The task: Restate the data below word for word. Skip any images it contains.

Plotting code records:
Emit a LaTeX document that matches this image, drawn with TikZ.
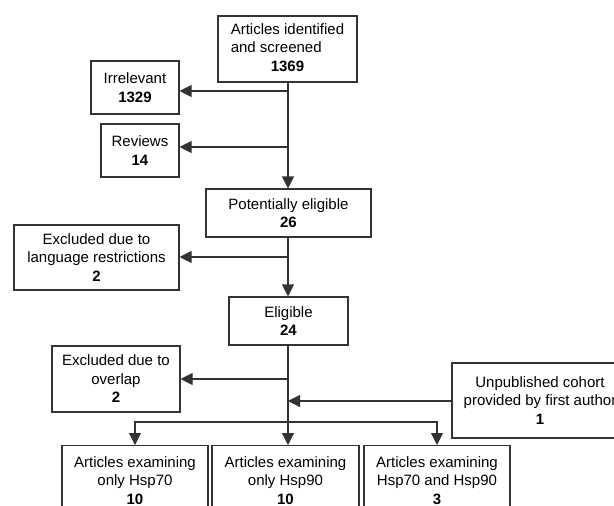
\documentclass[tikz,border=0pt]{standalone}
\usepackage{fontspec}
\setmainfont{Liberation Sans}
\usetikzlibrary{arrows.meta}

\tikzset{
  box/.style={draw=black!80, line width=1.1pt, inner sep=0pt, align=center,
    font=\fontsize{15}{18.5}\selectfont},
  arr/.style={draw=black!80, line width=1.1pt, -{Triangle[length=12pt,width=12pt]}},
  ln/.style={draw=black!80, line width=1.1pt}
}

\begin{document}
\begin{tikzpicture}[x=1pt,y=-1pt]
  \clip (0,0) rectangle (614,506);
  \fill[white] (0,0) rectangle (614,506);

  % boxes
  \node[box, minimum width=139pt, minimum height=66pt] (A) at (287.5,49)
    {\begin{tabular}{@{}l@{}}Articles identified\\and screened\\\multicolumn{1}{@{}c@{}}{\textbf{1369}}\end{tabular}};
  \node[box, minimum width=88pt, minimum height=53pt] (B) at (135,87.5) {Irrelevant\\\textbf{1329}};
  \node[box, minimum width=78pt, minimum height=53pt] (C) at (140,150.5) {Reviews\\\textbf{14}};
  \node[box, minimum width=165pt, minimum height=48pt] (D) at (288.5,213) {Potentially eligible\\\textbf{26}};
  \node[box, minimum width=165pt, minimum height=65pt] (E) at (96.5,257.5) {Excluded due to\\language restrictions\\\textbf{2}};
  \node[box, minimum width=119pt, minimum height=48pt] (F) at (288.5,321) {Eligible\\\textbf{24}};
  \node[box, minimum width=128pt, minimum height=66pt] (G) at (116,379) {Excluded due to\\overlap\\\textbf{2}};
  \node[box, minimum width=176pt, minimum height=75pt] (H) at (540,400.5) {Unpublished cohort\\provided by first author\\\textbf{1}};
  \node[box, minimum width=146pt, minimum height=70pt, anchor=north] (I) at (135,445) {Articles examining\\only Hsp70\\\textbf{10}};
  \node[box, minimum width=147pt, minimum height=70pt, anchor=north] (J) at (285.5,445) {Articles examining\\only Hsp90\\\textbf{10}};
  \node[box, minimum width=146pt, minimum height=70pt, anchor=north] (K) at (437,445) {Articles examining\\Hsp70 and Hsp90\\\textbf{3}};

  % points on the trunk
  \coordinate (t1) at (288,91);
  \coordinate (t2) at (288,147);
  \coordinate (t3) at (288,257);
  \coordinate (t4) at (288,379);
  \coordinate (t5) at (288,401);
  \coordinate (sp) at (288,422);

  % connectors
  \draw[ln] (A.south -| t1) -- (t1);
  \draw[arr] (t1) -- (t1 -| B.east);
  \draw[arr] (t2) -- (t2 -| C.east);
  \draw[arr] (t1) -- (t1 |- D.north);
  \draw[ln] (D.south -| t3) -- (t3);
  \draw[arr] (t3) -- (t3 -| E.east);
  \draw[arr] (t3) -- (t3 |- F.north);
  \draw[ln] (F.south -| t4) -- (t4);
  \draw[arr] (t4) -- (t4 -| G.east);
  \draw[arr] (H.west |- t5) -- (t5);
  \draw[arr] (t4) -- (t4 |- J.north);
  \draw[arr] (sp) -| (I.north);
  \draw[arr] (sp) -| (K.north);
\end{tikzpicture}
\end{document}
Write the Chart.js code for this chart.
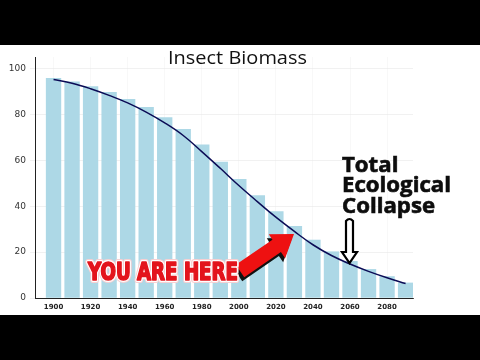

Solution below:
Emit a LaTeX document that matches this image, drawn with TikZ.
\documentclass[tikz,border=0pt]{standalone}
\usepackage{fontspec}
\setmainfont{Liberation Sans}
\usetikzlibrary{arrows.meta}

\tikzset{
  box/.style={draw=black!80, line width=1.1pt, inner sep=0pt, align=center,
    font=\fontsize{15}{18.5}\selectfont},
  arr/.style={draw=black!80, line width=1.1pt, -{Triangle[length=12pt,width=12pt]}},
  ln/.style={draw=black!80, line width=1.1pt}
}

\begin{document}
\begin{tikzpicture}[x=1pt,y=-1pt]
  \clip (0,0) rectangle (614,506);
  \fill[white] (0,0) rectangle (614,506);

  % boxes
  \node[box, minimum width=139pt, minimum height=66pt] (A) at (287.5,49)
    {\begin{tabular}{@{}l@{}}Articles identified\\and screened\\\multicolumn{1}{@{}c@{}}{\textbf{1369}}\end{tabular}};
  \node[box, minimum width=88pt, minimum height=53pt] (B) at (135,87.5) {Irrelevant\\\textbf{1329}};
  \node[box, minimum width=78pt, minimum height=53pt] (C) at (140,150.5) {Reviews\\\textbf{14}};
  \node[box, minimum width=165pt, minimum height=48pt] (D) at (288.5,213) {Potentially eligible\\\textbf{26}};
  \node[box, minimum width=165pt, minimum height=65pt] (E) at (96.5,257.5) {Excluded due to\\language restrictions\\\textbf{2}};
  \node[box, minimum width=119pt, minimum height=48pt] (F) at (288.5,321) {Eligible\\\textbf{24}};
  \node[box, minimum width=128pt, minimum height=66pt] (G) at (116,379) {Excluded due to\\overlap\\\textbf{2}};
  \node[box, minimum width=176pt, minimum height=75pt] (H) at (540,400.5) {Unpublished cohort\\provided by first author\\\textbf{1}};
  \node[box, minimum width=146pt, minimum height=70pt, anchor=north] (I) at (135,445) {Articles examining\\only Hsp70\\\textbf{10}};
  \node[box, minimum width=147pt, minimum height=70pt, anchor=north] (J) at (285.5,445) {Articles examining\\only Hsp90\\\textbf{10}};
  \node[box, minimum width=146pt, minimum height=70pt, anchor=north] (K) at (437,445) {Articles examining\\Hsp70 and Hsp90\\\textbf{3}};

  % points on the trunk
  \coordinate (t1) at (288,91);
  \coordinate (t2) at (288,147);
  \coordinate (t3) at (288,257);
  \coordinate (t4) at (288,379);
  \coordinate (t5) at (288,401);
  \coordinate (sp) at (288,422);

  % connectors
  \draw[ln] (A.south -| t1) -- (t1);
  \draw[arr] (t1) -- (t1 -| B.east);
  \draw[arr] (t2) -- (t2 -| C.east);
  \draw[arr] (t1) -- (t1 |- D.north);
  \draw[ln] (D.south -| t3) -- (t3);
  \draw[arr] (t3) -- (t3 -| E.east);
  \draw[arr] (t3) -- (t3 |- F.north);
  \draw[ln] (F.south -| t4) -- (t4);
  \draw[arr] (t4) -- (t4 -| G.east);
  \draw[arr] (H.west |- t5) -- (t5);
  \draw[arr] (t4) -- (t4 |- J.north);
  \draw[arr] (sp) -| (I.north);
  \draw[arr] (sp) -| (K.north);
\end{tikzpicture}
\end{document}
Write the Chart.js code for this chart.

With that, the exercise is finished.